Dogs: A Lesson Worth Learning

Bryden Smith

More stories from Bryden Smith

Dogs: A Lesson Worth Learning

Originally published on Sep. 7th, 2017.

A few weeks ago, I received a call from a friend/coworker who took the month of August off to drive cross-country with her brother and dog. Just the day before I had sent a text wishing her a happy birthday; then, between sobs, she broke the news to me that her dog, Benny, only a year old, had passed away. He had eaten a poisonous mushroom while on a hike and within 48 hours he was gone.

How do you even prepare for that?

It’s hard to breathe at first when you’re faced with the inevitable loss of your dog.  Sure, we know that humans almost always outlive their pets, and we know that the injuries or sicknesses that afflict them are often too expensive to fix. Many times, we are faced with euthanasia, a choice that no dog owner likes to make.

We conveniently, almost willfully, forget these truths for the sake of self-preservation. But make no mistake, someday your friend will leave you.

I struggled with what to say to her. I knew that there wasn’t much of anything that could make her feel better.

I remember the day she bought Benny, and I remember the first time I held him. I remember the two of us running around the park until we collapsed, the tall green grass obscuring everything but his floppy black ears and long snout.

Then I thought back to last December when I had to say goodbye to Murphy, my own best friend. I had lost dogs before, but none that had hit me so hard. His last days with an enlarged heart before I finally put him down are more vivid in my mind than almost any others in my life. When I close my eyes I can feel his heavy head relax in my hands as the last shot kicked in.
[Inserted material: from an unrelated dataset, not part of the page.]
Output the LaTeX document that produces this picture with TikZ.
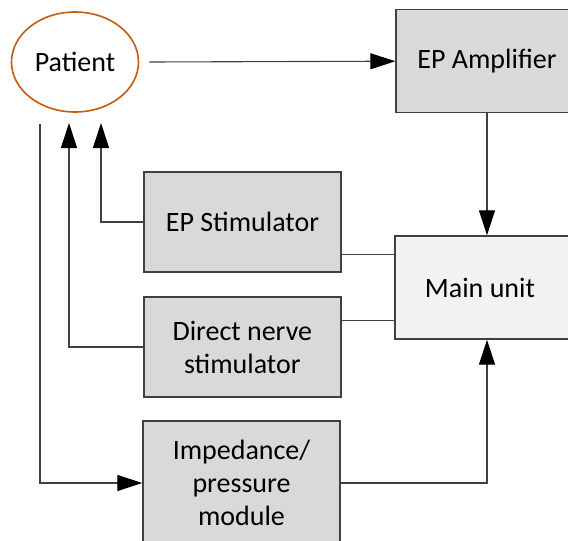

But the good memories vastly outweigh the painful ones. There was the time he licked the tears off my face after my first girlfriend dumped me. There were the times he jumped on the trampoline with me when we were both just puppies. From all of the years with him, from all the good and all the bad, Murphy taught me one essential lesson: live in the moment.

Dogs are the personification of this idea, of this mentality which we as a society desire so deeply yet rarely attain. Dogs aren’t concerned with what happened yesterday, or what will happen tomorrow. They run like they never will again and eat like it’s their last meal. They love deeply without apprehension and they trust completely without fear. And when they die, they do so without regret, because their entire lives have been spent in the present.

That’s what eventually helped me get past Murphy’s death. While I was a sniveling mess, his eyes glimmered with a graceful acceptance; laying in my lap, he was at peace.

In many of the guided meditations I’ve done, objects in nature have been used to gain clarity and strength. They say to consider the stability of a mountain or the growth of a flower. In this respect, I believe our four-legged companions deserve similar contemplation. They teach us to be present: loving more and worrying less. They teach us to love meeting new people and to act braver than we actually are. They never stop chasing rabbits (even if they never catch them) and they’re never afraid to run out the front door.

Even death is more tolerable if we learn from dogs and appreciate life.